Antes, quando vim a essa cidade, a qual considero minha embora não tenha nascido aqui, ávido por trabalhar, depois de longos anos me especializando, um ano inteiro passado na Espanha, pensava, por ser o primeiro especialista em Urologia, aqui ficar solitário operando incansavelmente nos três hospitais.
Foram mais de vinte anos sem saber qual a cor e o sabor de uma noite de sono.
Aquele telefone negro tilintava nos meus ouvidos. Era uma enfermeira com sua voz baixinha. Que me dizia encabulada: “ doutor, seu paciente operado ontem de próstata do aparamento 304 teve sua sonda entupida. Não foi por descuido nosso. Ele, inquieto se levantou da cama sem dizer a ninguém. E foi ao banheiro antes da meia noite. E ao voltar sozinho seu acompanhante dormia. Daí o acontecido. Venha logo antes que ele saia correndo do hospital”.
E lá ia eu. Por vezes tinha de reoperá-lo. Abrir novamente sua bexiga repleta de coágulos. Felizmente tudo não passou de um entrevero. Incidentes que acontecem quase sempre. Pois complicações cirúrgicas só não as tem quem não se mete a cirurgião.
Assim foram tempos sofridos mas recheados de prazer por ter devolvido a saúde àqueles que dela se viram privados.
No entanto, passados esses vinte anos, apareceu mais um colega de farda para repartir todo o trabalho que me fazia não somente perder o sono como também construir parte do meu patrimônio.
Ele ficava num hospital e eu no noutro.
Acostumei-me a operar com um enfermeiro por mim treinado. Colegas poucas vezes entraram comigo em operações.

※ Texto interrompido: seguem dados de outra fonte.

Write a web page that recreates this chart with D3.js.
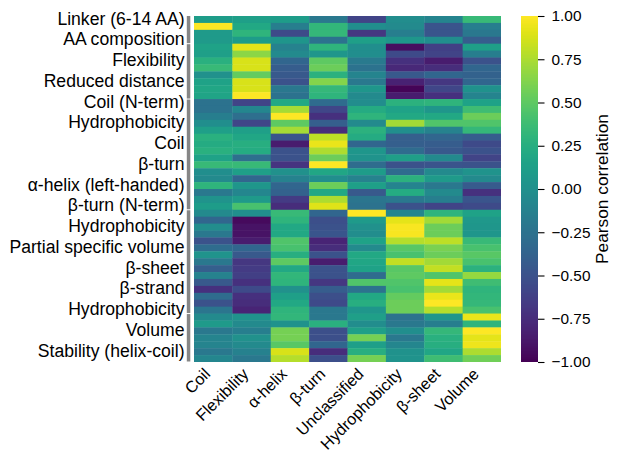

Assim permaneci só por mais tantos anos.
Eram tempos quando ainda pensava ser o dono do bisturi.
Agora, felizmente mais jovens especialistas chegaram a nossa cidade. Eles, com suas juventudes injetaram sangue novo em minhas artérias ainda não entupidas.
Tenho por eles não apenas respeito como profunda admiração.
Agora, ainda longe de me aposentar por completo, revigorado pela presença de gente nova.
Dou-me o prazer de fazer apenas o que me apraz.
Não mais faço plantões. No meu consultório chego bem cedo. Escrevo antes das oito. Atendo a parir de então.
Se me pedirem ajuda não nego. Ofereço meus préstimos aquele que precisar.
Em absoluto o brilho de outrem não ofusca o meu.
Quando algum paciente me procura e diz: “ doutor. Já passei pelo seu colega e ele me afirmou que minha doença deve ser operada antes que o mal cresça. Eu, depois de examiná-lo criteriosamente, digo que ele deve esperar mais um pouquinho que a pedra pode sair espontaneamente. Sem desacreditar o colega obviamente”.
Aprendi a conjugar esforços em prol do mesmo paciente. Que mal que faz ouvir outra opinião? Duas cabeças pensam melhor que uma só.
Antes pensava ser melhor ficar só. Que meu brilho fosse capaz de iluminar a cidade inteira e os arrabaldes.
Agora, depois de quase cinquenta anos de graduado entendo que o brilho de terceiros ajudam a iluminar o meu caminho.